No but they got subsidies.

Low taxes and less regulation is just the government getting out of
the way, not them doing anything in a positive way.
Tariffs really were not even relevant in the industries in the
article. The industries were American designed and built, without any
real foreign competition.

No, they are subsidies.


I call False equivalency

You are trying to compare a loan nobody took a gift of land the
government didn't own and tariffs for products the company didn't make
with a fat check from the tax payers.

Nope, not true. After they stole the land, the U.S. did indeed "own" it,
then gave it to the RR companies. That's a subsidy.


It is not a subsidy that came from unwilling tax payers and that is
the difference.


I'm sure at the time, the hard scrabble farmers would have loved to have
some of that land.


Perhaps you were absent the day they taught history in school.
The US had homestead grants throughout the west but the reality was
the land the railroads got was beyond the place where the government
even controlled the land they "owned". Anyone could pretty much squat
anywhere they landed if there wasn't already someone living there.
They could stake claims on mineral rights if that was what they wanted
to do with the land.

It is a fairly recent thing that the government started diverting tax
money to private corporations and not for any particular public good..


No it's not.


Cite


In the days you are linking stories about, the private companies
funded their own enterprises and they did it for profit.
Certainly Edison funded many dead end products and ideas for products,
I have a c;lump of bamboo in my back yard as a legacy of that but he
was not getting development grants from the government.


Maybe Edison didn't but a lot of them did.


cite


Oh, back to your's and Greg's claim that the railroad magnates didn't
get subsidies, go read up on the Pacific Railroad Act:

Pacific Railroad Act
Main article: Pacific Railroad Act
The Pony Express from 1860 to 1861 was to prove that the Central Nevada
Route across Nevada and Utah and the sections of the Oregon Trail across
Wyoming and Nebraska was viable during the winter. With the American
Civil War raging and a secessionist movement in California gaining
steam, the apparent need for the railroad became more urgent.
In 1861 Curtis again introduced a bill to establish the railroad, but it
did not pass. After the secession of the southern states, the House of
Representatives on May 6, 1862, and the Senate on June 20 finally
approved it.

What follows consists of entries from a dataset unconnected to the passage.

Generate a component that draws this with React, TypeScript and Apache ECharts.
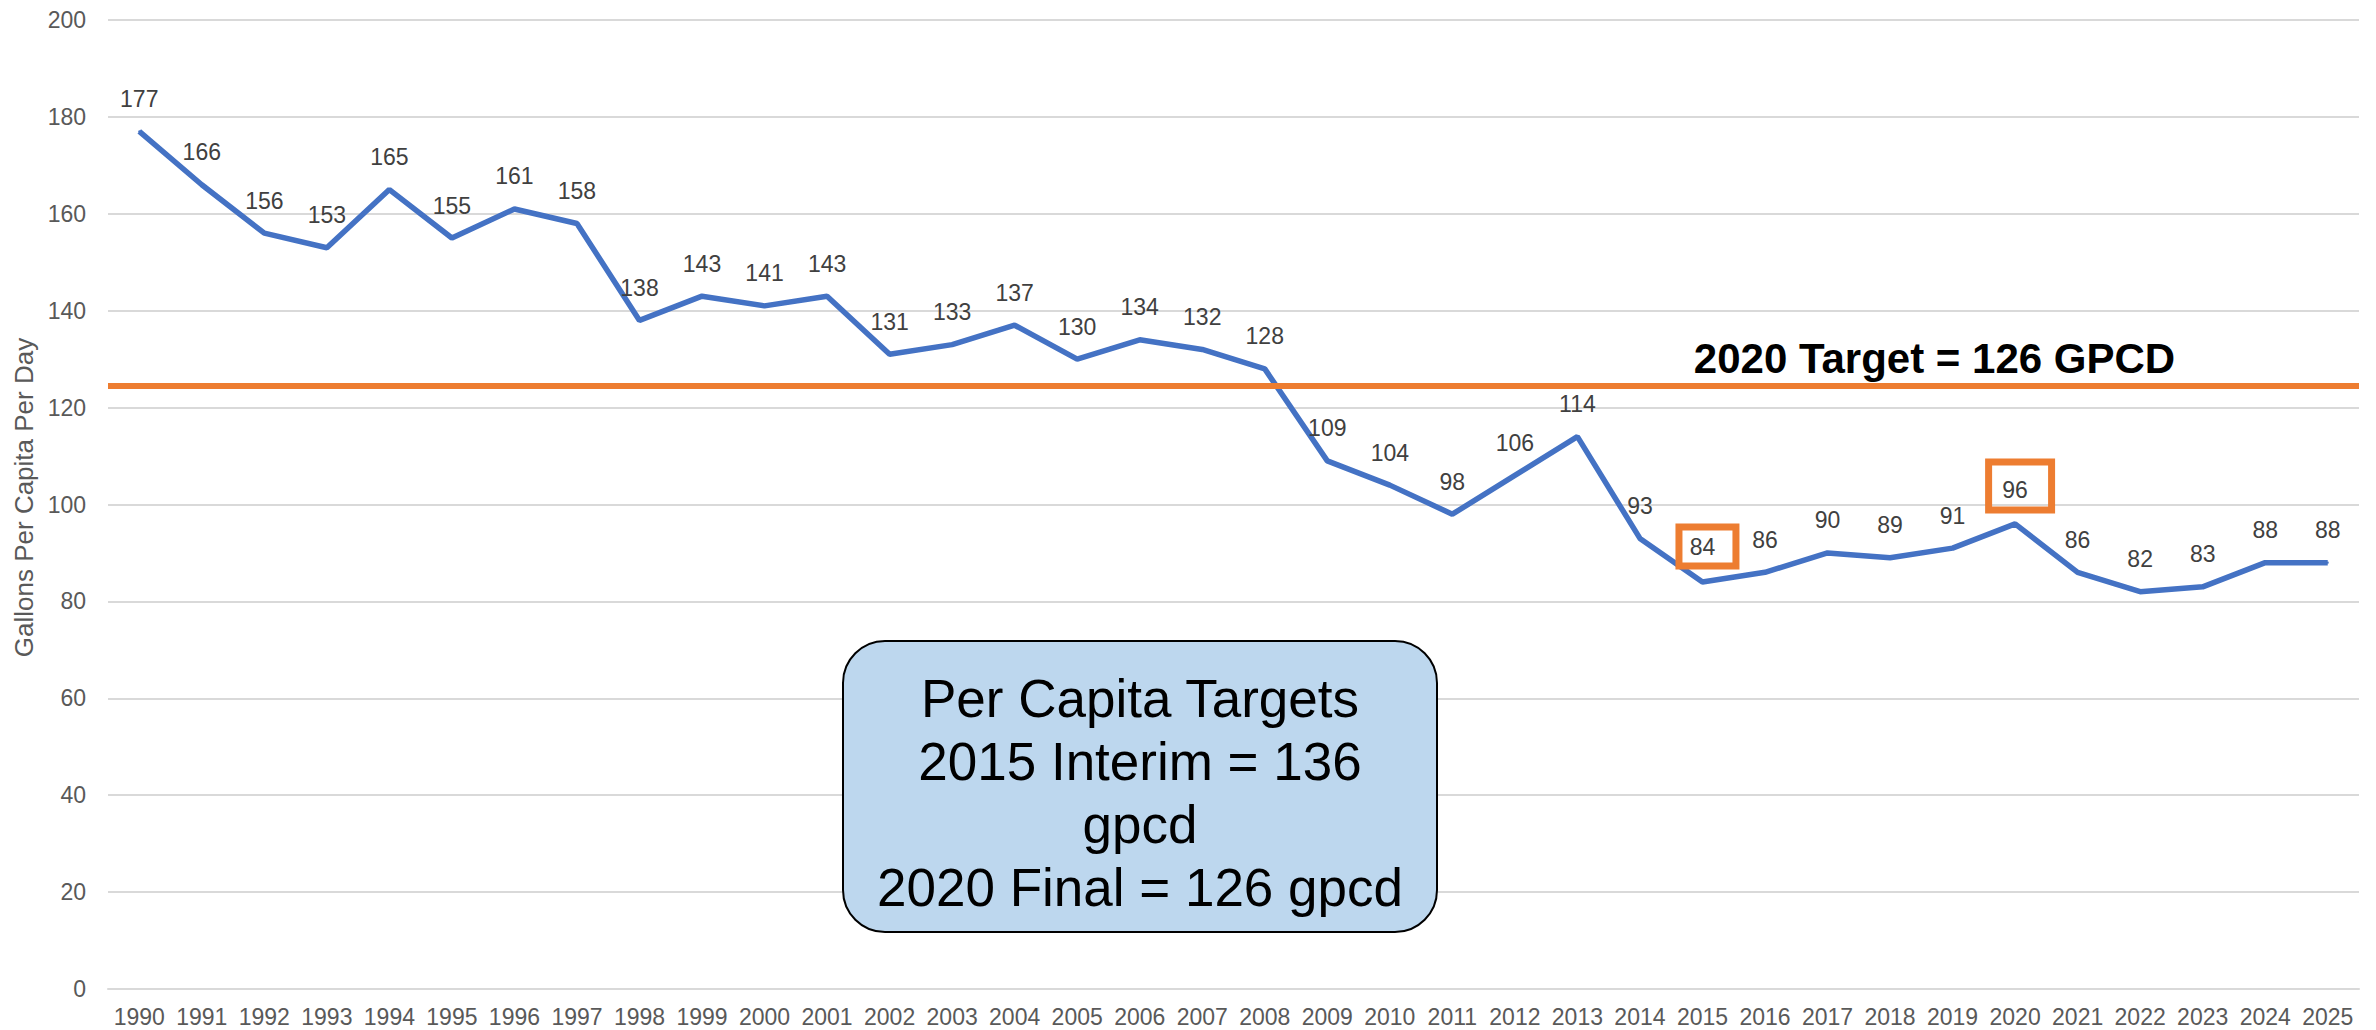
import React, { useEffect, useRef } from 'react';
import * as echarts from 'echarts';

const years = [
  '1990', '1991', '1992', '1993', '1994', '1995', '1996', '1997', '1998', '1999',
  '2000', '2001', '2002', '2003', '2004', '2005', '2006', '2007', '2008', '2009',
  '2010', '2011', '2012', '2013', '2014', '2015', '2016', '2017', '2018', '2019',
  '2020', '2021', '2022', '2023', '2024', '2025',
];
const gpcd = [
  177, 166, 156, 153, 165, 155, 161, 158, 138, 143,
  141, 143, 131, 133, 137, 130, 134, 132, 128, 109,
  104, 98, 106, 114, 93, 84, 86, 90, 89, 91,
  96, 86, 82, 83, 88, 88,
];
const targetLineValue = [124.6];
const targetText = '2020 Target = 126 GPCD';
const boxLines = ['Per Capita Targets', '2015 Interim = 136', 'gpcd', '2020 Final = 126 gpcd'];
const yTicks = { min: 0, max: 200, interval: 20 };
const yTitle = 'Gallons Per Capita Per Day';

const FONT = '"Liberation Sans", Arial, Helvetica, sans-serif';
const ORANGE = '#ED7D31';
const BLUE = '#4472C4';

const highlightStyles: Record<string, any> = {
  '2015': { padding: [8, 20.7, 8, 10.7], position: [6, -15] },
  '2020': { padding: [16.5, 23.7, 8.5, 13.7], position: [6, -13] },
};

export default function App() {
  const ref = useRef<HTMLDivElement>(null);
  useEffect(() => {
    if (!ref.current) return;
    const chart = echarts.init(ref.current, null, { renderer: 'svg' });
    const seriesData = gpcd.map((v, i) => {
      const h = highlightStyles[years[i]];
      if (!h) return v;
      return {
        value: v,
        label: {
          borderColor: ORANGE,
          borderWidth: 7,
          padding: h.padding,
          position: h.position,
          align: 'center',
          verticalAlign: 'bottom',
        },
      };
    });
    chart.setOption({
      animation: false,
      backgroundColor: '#ffffff',
      textStyle: { fontFamily: FONT },
      grid: { left: 108, right: 17, top: 20, bottom: 41, containLabel: false },
      xAxis: {
        type: 'category',
        data: years,
        boundaryGap: true,
        axisLine: { show: true, lineStyle: { color: '#D9D9D9', width: 2 } },
        axisTick: { show: false },
        axisLabel: { color: '#595959', fontSize: 23, fontFamily: FONT, margin: 16, interval: 0 },
      },
      yAxis: {
        type: 'value',
        min: yTicks.min,
        max: yTicks.max,
        interval: yTicks.interval,
        name: yTitle,
        nameLocation: 'middle',
        nameGap: 69,
        nameTextStyle: { color: '#595959', fontSize: 26, fontFamily: FONT, padding: [0, 0, 0, 14] },
        axisLine: { show: false },
        axisTick: { show: false },
        axisLabel: { color: '#595959', fontSize: 23, fontFamily: FONT, margin: 22 },
        splitLine: { show: true, lineStyle: { color: '#D9D9D9', width: 2 } },
      },
      series: [
        {
          type: 'line',
          data: seriesData,
          symbol: 'circle',
          symbolSize: 2,
          showSymbol: true,
          showAllSymbol: true,
          lineStyle: { color: BLUE, width: 5.5 },
          itemStyle: { color: BLUE },
          label: {
            show: true,
            position: 'top',
            distance: 20,
            color: '#404040',
            fontSize: 23,
            fontFamily: FONT,
          },
          labelLayout: { hideOverlap: false },
          markLine: {
            silent: true,
            symbol: ['none', 'none'],
            label: { show: false },
            lineStyle: { color: ORANGE, width: 6, type: 'solid' },
            data: targetLineValue.map((v) => ({ yAxis: v })),
          },
          z: 3,
        },
      ],
      graphic: [
        {
          type: 'text',
          x: 1934.5,
          y: 358,
          z: 10,
          style: {
            text: targetText,
            fontSize: 42,
            fontWeight: 'bold',
            fontFamily: FONT,
            fill: '#000000',
            align: 'center',
            verticalAlign: 'middle',
          },
        },
        {
          type: 'rect',
          z: 10,
          shape: { x: 843, y: 641, width: 594, height: 291, r: 42 },
          style: { fill: '#BDD7EE', stroke: '#000000', lineWidth: 2 },
        },
        {
          type: 'text',
          x: 1140,
          y: 793,
          z: 11,
          style: {
            text: boxLines.join('\n'),
            fontSize: 53,
            fontFamily: FONT,
            fill: '#000000',
            align: 'center',
            verticalAlign: 'middle',
            lineHeight: 63,
          },
        },
      ],
    });
    return () => chart.dispose();
  }, []);
  return (
    <div
      ref={ref}
      style={{ position: 'fixed', left: 0, top: 0, width: 2376, height: 1030, background: '#fff' }}
    />
  );
}
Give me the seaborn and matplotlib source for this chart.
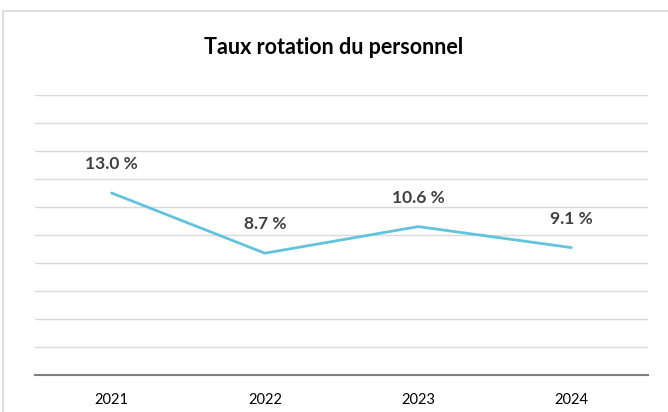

Lincoln signed it into law on July 1. The act established
the two main lines?the Central Pacific from the west and the Union
Pacific from the mid-west. Other rail lines were encouraged to build
feeder lines.
Each was required to build only 50 miles (80 km) in the first year;
after that, only 50 miles (80 km) more were required each year. Each
railroad received $16,000 per mile ($9,940/km) built over an easy grade,
$32,000 per mile ($19,880/km) in the high plains, and $48,000 per mile
($29,830/km) in the mountains. This payment was in the form of
government bonds that the companies could resell. To allow the railroads
to raise additional money Congress provided additional assistance to the
railroad companies in the form of land grants of federal lands. They
were granted right-of-ways of 400 feet (100 m) plus 10 square miles (26
km2) of land (ten sections) adjacent to the track for every mile of
track built. To avoid a railroad monopoly on good land, the land was not
given away in a continuous swath but in a "checkerboard" pattern leaving
federal land in between that could be purchased from the government. The
land grant railroads, receiving millions of acres of public land, sold
bonds based on the value of the lands, sold the land to settlers, used
the money to build their railroads, and contributed to a rapid
settlement of the West.[9] The total area of the land grants to the
Union Pacific and Central Pacific was even larger than the area of the
state of Texas: federal government land grants totaled about
5,261,000,000 square meters and state government land grants totaled
about 1,983,000,000 square meters.[10] The race was on to see which
railroad company could build the longest section of track and receive
the most land and government bonds.


Those are not the companies you cited in your other article.


I gave you a cite, didn't you read it?